- Born: April 1, 1882 Mono Township, Ontario
- Died: October 18, 1951 (aged 69) Toronto, Ontario
- Education: Osgoode Hall
- Occupations: Lawyer, writer
- Writing career
- Pen name: Patrick Slater
- Notable work: The Yellow Briar

= John Wendell Mitchell =

Canadian author

John Wendell Mitchell (April 1, 1882 – October 18, 1951) was a Canadian writer, best known for his work The Yellow Briar: A Story of the Irish on the Canadian Countryside.

==Early life==
Mitchell was born in 1882, in Mono Township, Ontario, in what is now part of the Town of Mono. The area is occasionally figuratively referred to as the Caledon Hills, a reference to nearby Caledon Township, Ontario, now Caledon, Ontario. He lived on his grandfather's farm in Mono until 1894 when he moved with his mother to Toronto. He studied at Victoria College, before enrolling in Osgoode Hall Law School in 1902. He was called to the bar in 1907. He went on to practice law in Toronto for 28 years.

==Writing career and The Yellow Briar deception==
Mitchell's first published work was The Kingdom of America (1930), an essay about Canada. In 1933 he published his first novel The Yellow Briar under the pen name Patrick Slater, about the experience of a poor Irish immigrant in Ontario. When it was originally published it was presented as an autobiography by the publisher. It was very popular, it was reprinted four times in 1934, eventually selling 10,000 copies at the height of the Great Depression. Even through it was eventually revealed, by The Globe, that Patrick Slater was a hoax and the work was entirely fictional it did not seem to effect the sales of the book.
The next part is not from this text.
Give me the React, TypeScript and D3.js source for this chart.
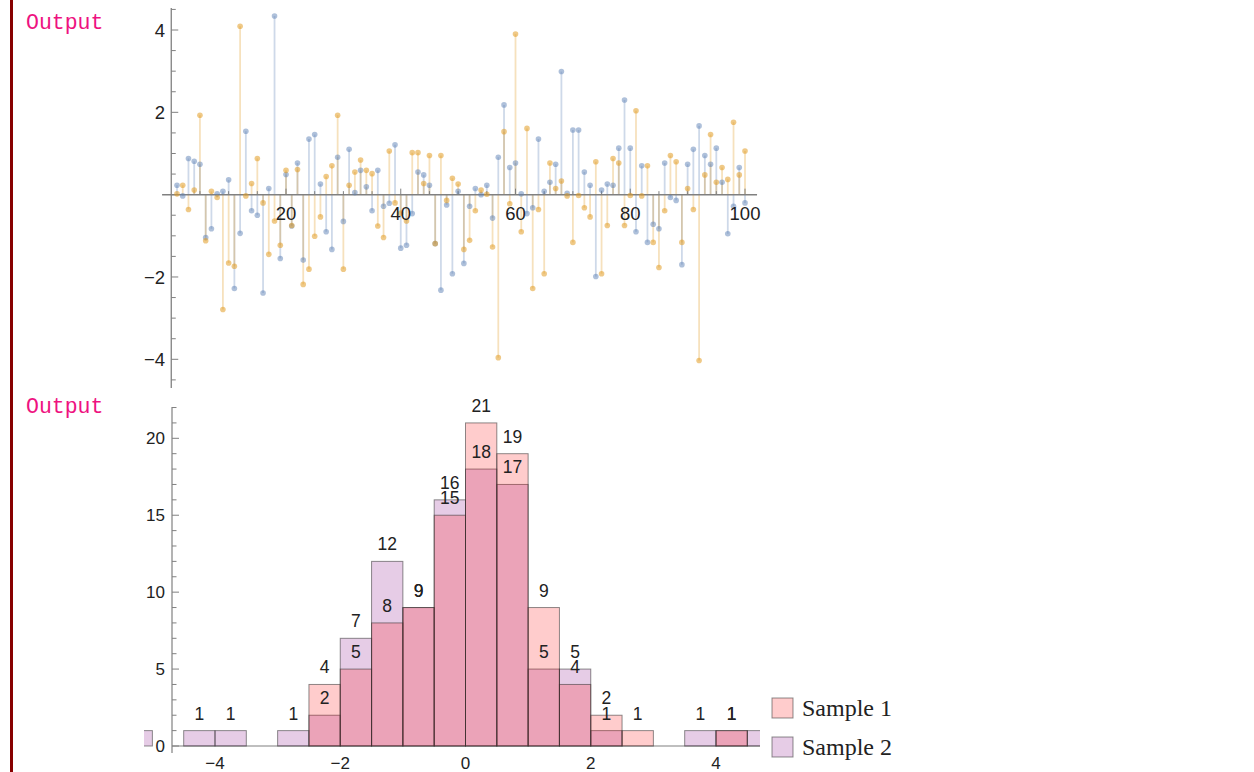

Mitchell would go on to write two other novels The Water-Drinker (1937) and Robert Harding (1938), but was never able to match the success he had with The Yellow Briar. The Yellow Briar was republished in 1970 by Macmillan Publishers, and again in 1990 by Dundurn Press, and it is currently in print.

==Works==
- The Kingdom Of America, The Canadian Creed, (1930)
- The Yellow Briar, (1933) [written as: Patrick Slater]
- The Water-Drinker, (1937) [written as: Patrick Slater]
- Robert Harding, (1938) [written as: Patrick Slater]
- The Settlement Of York County, (1952)

Source:

==Fraud and disbarment==
In 1935, Mitchell confessed to police that he had fallen into debt and used his clients' money to rescue himself, in the amount of $20,000. He made a public confession and insisted that he be charged. He was given a sentence of six months and served it at Langstaff jail farm, he was also disbarred. As a consequence printings of The Yellow Briar were discontinued.

==Death==
Mitchell died in Toronto in poverty and relative obscurity. When his financial situation became public, after his death, a fund was set up to cover the cost of his grave marker. His last book, The Settlement Of York County was published posthumously.